Select every line containing the word "chart" from the material, and copy those lines.

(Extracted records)
══════════
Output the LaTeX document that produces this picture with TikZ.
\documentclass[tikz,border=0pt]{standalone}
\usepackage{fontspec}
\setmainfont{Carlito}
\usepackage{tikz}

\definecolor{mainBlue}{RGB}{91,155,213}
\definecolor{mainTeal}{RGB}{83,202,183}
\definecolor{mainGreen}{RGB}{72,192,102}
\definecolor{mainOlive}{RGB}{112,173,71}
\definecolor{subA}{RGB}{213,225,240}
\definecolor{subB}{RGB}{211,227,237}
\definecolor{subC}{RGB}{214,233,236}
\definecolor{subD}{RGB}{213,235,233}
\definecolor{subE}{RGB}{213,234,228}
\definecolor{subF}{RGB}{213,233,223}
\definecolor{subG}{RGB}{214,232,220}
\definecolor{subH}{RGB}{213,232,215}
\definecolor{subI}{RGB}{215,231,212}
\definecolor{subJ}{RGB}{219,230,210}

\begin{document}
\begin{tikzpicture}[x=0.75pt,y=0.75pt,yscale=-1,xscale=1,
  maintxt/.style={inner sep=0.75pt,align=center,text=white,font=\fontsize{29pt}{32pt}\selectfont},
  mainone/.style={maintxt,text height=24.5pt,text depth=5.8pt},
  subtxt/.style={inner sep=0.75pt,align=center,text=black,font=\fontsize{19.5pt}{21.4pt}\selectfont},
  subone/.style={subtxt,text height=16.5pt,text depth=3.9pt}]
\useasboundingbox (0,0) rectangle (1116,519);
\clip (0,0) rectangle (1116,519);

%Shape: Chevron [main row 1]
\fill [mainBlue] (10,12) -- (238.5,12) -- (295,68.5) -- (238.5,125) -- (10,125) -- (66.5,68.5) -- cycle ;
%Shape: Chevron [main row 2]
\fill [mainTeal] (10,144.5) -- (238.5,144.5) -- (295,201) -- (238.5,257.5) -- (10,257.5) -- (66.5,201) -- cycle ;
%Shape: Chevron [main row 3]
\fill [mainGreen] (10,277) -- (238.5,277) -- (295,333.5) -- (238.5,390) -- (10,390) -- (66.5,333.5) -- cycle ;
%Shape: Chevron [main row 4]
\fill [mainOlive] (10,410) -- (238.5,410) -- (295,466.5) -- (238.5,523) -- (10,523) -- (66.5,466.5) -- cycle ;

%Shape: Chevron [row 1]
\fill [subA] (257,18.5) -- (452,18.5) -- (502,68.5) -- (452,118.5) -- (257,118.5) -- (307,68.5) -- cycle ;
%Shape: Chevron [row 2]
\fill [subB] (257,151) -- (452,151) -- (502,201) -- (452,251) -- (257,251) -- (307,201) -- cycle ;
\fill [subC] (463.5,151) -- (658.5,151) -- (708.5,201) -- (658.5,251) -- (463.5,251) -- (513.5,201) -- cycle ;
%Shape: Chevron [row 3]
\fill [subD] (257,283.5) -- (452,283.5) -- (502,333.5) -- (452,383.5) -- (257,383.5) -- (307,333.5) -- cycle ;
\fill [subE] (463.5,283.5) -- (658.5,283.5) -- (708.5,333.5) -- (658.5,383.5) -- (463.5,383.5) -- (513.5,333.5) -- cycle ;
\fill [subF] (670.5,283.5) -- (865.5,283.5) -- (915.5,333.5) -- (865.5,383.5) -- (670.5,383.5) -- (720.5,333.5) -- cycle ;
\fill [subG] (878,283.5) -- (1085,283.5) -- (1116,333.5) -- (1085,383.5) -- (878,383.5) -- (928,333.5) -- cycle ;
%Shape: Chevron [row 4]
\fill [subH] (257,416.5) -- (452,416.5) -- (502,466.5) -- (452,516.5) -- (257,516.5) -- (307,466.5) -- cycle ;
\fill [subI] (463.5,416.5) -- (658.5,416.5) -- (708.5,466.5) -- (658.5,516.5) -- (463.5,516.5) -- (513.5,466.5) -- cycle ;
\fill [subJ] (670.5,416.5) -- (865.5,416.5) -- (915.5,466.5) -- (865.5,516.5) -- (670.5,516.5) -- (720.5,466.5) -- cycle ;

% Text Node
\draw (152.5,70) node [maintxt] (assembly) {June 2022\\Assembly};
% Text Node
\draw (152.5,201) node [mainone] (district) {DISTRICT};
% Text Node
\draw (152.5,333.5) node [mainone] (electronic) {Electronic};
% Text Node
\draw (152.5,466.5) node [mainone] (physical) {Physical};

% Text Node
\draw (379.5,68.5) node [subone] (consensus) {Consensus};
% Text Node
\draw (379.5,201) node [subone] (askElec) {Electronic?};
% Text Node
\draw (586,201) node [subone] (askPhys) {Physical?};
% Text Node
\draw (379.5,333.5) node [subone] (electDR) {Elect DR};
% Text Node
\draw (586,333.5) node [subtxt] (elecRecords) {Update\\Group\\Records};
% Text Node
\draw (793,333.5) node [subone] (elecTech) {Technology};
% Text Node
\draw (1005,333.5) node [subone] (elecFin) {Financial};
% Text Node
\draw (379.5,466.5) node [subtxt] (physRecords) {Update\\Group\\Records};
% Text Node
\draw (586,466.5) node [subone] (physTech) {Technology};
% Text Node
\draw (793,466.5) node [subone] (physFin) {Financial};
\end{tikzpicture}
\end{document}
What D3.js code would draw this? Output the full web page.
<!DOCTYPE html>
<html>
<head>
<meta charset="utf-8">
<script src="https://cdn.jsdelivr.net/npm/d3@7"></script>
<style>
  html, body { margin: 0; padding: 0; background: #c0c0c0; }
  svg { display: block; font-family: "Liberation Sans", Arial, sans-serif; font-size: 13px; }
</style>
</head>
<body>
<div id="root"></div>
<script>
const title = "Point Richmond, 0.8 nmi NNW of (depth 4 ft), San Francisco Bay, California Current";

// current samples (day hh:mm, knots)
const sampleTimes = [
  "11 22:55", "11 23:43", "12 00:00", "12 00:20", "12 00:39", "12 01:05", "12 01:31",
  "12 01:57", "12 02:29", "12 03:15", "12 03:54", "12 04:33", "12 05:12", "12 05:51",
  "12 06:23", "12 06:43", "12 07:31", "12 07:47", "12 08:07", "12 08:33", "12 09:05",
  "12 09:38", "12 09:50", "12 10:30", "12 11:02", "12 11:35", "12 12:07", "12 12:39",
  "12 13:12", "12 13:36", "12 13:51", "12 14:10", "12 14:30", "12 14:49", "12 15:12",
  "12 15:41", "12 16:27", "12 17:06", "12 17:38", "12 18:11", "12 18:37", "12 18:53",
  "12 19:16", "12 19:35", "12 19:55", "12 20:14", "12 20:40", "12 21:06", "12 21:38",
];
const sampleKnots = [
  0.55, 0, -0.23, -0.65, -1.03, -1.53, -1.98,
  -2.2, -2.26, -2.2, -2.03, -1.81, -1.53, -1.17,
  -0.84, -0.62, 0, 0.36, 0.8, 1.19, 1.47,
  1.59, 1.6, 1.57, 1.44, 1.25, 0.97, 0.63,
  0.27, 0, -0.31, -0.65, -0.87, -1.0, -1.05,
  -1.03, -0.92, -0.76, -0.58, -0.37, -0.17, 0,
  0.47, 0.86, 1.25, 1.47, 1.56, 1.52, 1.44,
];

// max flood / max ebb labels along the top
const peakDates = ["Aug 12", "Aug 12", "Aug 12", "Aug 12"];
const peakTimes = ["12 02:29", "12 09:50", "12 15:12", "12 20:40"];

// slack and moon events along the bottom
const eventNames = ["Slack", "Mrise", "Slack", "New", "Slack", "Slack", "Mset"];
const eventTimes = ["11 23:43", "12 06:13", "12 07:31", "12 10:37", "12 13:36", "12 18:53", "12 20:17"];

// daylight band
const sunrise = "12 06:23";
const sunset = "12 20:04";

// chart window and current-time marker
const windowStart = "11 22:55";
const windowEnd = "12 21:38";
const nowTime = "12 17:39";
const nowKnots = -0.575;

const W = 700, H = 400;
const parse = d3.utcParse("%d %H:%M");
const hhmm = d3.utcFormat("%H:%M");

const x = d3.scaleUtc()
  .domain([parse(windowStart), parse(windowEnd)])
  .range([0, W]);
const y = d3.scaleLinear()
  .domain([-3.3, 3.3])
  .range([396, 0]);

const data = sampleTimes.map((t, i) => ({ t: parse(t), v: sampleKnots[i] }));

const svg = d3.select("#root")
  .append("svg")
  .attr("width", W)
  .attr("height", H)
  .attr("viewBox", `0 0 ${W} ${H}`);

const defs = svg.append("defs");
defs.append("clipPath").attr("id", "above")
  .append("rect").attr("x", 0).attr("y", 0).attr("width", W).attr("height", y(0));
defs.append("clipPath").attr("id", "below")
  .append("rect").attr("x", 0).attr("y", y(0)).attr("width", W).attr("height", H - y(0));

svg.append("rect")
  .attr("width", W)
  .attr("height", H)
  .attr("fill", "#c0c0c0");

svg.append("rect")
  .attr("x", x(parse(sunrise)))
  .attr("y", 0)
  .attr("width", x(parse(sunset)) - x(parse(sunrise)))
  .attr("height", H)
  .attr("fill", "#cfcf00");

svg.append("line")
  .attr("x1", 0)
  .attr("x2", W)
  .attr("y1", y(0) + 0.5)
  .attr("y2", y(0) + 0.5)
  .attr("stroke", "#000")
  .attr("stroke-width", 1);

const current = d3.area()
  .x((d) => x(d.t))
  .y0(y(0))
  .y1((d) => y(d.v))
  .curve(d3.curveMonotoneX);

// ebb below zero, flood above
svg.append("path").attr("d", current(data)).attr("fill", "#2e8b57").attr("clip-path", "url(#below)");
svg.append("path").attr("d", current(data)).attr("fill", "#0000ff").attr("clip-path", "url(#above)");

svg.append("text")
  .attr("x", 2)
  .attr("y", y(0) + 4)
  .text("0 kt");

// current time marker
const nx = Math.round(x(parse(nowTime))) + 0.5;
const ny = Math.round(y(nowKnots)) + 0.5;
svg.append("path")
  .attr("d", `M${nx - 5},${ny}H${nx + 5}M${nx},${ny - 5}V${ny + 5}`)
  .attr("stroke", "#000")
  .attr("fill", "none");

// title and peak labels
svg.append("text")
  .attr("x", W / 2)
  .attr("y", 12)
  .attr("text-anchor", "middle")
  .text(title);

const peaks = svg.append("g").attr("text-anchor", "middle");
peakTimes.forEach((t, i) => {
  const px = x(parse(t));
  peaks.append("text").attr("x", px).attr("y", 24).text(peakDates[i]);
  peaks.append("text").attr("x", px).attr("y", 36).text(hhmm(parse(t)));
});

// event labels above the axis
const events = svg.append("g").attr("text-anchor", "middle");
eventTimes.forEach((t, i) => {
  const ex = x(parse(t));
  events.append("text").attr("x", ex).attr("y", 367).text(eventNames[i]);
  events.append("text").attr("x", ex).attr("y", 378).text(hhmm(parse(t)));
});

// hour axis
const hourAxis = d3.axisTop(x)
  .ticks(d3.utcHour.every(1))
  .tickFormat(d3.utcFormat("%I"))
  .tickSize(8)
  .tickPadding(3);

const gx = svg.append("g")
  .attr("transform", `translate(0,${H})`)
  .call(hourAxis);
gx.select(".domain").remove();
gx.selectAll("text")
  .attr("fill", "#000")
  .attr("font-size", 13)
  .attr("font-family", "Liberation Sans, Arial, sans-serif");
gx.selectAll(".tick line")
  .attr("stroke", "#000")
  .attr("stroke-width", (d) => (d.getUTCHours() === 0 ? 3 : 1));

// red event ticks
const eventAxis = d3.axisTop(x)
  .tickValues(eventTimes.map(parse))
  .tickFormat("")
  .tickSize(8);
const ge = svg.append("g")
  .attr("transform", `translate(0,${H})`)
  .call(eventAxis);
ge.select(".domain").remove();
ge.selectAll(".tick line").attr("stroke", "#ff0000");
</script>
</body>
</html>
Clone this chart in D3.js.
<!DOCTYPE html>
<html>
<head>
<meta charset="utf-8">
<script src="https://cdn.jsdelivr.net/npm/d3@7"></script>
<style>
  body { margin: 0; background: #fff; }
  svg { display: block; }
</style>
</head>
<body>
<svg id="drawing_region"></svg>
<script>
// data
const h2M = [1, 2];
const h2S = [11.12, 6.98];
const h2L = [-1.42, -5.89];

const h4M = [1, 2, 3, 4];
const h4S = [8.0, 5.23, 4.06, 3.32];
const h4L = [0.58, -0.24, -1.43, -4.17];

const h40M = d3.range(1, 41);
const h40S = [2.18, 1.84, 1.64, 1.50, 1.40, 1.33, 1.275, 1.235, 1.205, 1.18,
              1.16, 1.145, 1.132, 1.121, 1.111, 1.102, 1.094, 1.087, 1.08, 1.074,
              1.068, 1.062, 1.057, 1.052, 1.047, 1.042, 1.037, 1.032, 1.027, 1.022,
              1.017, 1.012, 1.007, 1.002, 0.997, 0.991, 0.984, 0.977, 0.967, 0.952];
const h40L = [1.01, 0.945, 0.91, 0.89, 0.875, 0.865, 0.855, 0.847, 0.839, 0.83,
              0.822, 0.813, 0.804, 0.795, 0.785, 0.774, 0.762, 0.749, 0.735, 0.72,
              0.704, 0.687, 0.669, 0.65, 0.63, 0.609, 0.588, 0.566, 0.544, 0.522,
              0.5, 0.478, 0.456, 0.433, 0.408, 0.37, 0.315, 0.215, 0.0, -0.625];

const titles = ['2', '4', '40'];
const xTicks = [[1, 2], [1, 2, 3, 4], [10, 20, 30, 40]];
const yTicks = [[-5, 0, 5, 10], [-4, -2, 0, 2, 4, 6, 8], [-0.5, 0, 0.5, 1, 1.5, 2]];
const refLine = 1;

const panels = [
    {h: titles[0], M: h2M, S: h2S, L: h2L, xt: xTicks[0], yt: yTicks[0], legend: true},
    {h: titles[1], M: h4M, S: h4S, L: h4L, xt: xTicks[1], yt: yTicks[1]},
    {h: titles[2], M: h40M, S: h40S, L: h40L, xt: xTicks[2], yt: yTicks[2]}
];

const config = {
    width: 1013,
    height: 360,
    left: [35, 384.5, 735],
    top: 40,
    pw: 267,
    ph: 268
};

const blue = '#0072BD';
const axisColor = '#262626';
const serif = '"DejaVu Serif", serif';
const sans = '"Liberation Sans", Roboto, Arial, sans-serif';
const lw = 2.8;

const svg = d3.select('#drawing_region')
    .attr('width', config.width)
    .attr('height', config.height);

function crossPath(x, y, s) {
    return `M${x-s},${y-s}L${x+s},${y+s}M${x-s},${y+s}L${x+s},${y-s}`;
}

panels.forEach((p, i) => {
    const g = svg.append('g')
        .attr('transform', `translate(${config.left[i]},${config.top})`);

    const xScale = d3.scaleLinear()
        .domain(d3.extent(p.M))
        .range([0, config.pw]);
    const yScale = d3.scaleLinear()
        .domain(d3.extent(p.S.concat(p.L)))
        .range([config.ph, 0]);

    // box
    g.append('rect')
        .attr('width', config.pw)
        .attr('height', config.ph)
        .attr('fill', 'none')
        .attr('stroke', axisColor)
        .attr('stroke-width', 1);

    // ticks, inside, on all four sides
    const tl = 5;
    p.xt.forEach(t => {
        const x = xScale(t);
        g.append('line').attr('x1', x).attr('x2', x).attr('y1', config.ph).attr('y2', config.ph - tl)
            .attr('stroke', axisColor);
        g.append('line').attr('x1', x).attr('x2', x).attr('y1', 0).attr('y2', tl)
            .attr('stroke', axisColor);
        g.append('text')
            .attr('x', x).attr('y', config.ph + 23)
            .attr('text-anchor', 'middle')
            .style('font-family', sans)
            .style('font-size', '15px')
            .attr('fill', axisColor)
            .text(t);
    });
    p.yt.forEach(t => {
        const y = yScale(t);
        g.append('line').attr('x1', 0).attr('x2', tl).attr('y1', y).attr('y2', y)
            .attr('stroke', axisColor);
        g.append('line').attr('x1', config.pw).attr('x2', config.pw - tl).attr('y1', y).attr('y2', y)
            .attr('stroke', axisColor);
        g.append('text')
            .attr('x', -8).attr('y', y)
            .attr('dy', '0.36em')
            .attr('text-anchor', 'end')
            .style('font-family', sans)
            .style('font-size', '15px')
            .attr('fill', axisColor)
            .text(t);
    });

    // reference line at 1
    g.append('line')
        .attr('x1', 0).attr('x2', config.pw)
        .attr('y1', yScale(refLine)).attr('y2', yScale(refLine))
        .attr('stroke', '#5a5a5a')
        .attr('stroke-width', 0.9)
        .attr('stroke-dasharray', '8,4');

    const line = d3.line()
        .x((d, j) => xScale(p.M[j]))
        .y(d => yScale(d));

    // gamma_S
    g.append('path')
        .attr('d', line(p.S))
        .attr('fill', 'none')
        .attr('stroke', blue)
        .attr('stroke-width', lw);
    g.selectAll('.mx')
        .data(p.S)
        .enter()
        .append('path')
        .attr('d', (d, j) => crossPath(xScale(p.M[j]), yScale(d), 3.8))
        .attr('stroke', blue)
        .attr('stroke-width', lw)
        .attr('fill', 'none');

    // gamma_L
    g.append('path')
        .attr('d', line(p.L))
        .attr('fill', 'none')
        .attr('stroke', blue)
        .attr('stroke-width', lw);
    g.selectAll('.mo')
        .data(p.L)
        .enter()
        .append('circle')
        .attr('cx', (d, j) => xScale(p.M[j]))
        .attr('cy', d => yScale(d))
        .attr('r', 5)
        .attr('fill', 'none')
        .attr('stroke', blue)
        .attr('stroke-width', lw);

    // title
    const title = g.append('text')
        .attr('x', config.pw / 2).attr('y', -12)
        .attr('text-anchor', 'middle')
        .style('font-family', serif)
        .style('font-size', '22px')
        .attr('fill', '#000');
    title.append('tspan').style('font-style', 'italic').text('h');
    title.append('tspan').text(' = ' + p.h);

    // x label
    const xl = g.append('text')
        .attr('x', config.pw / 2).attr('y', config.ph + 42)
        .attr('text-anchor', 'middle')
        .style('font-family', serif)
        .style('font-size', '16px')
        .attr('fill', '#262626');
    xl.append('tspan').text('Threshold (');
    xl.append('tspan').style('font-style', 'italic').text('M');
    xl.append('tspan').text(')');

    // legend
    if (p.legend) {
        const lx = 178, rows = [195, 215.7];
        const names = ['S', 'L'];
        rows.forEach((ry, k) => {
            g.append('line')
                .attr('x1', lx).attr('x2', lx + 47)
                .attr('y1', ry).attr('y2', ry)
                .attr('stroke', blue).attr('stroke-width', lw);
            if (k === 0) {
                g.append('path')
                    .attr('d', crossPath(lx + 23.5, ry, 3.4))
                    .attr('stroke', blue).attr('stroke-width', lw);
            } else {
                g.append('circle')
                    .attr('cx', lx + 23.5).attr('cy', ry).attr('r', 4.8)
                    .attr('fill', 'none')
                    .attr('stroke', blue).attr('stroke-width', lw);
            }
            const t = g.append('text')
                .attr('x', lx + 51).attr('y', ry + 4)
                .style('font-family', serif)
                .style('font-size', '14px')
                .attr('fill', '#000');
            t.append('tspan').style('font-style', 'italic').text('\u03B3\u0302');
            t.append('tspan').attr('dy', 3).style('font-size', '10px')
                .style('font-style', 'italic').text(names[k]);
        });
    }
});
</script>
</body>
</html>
══════════
**Problem solution:**
// chart window and current-time marker
Clone this chart in D3.js.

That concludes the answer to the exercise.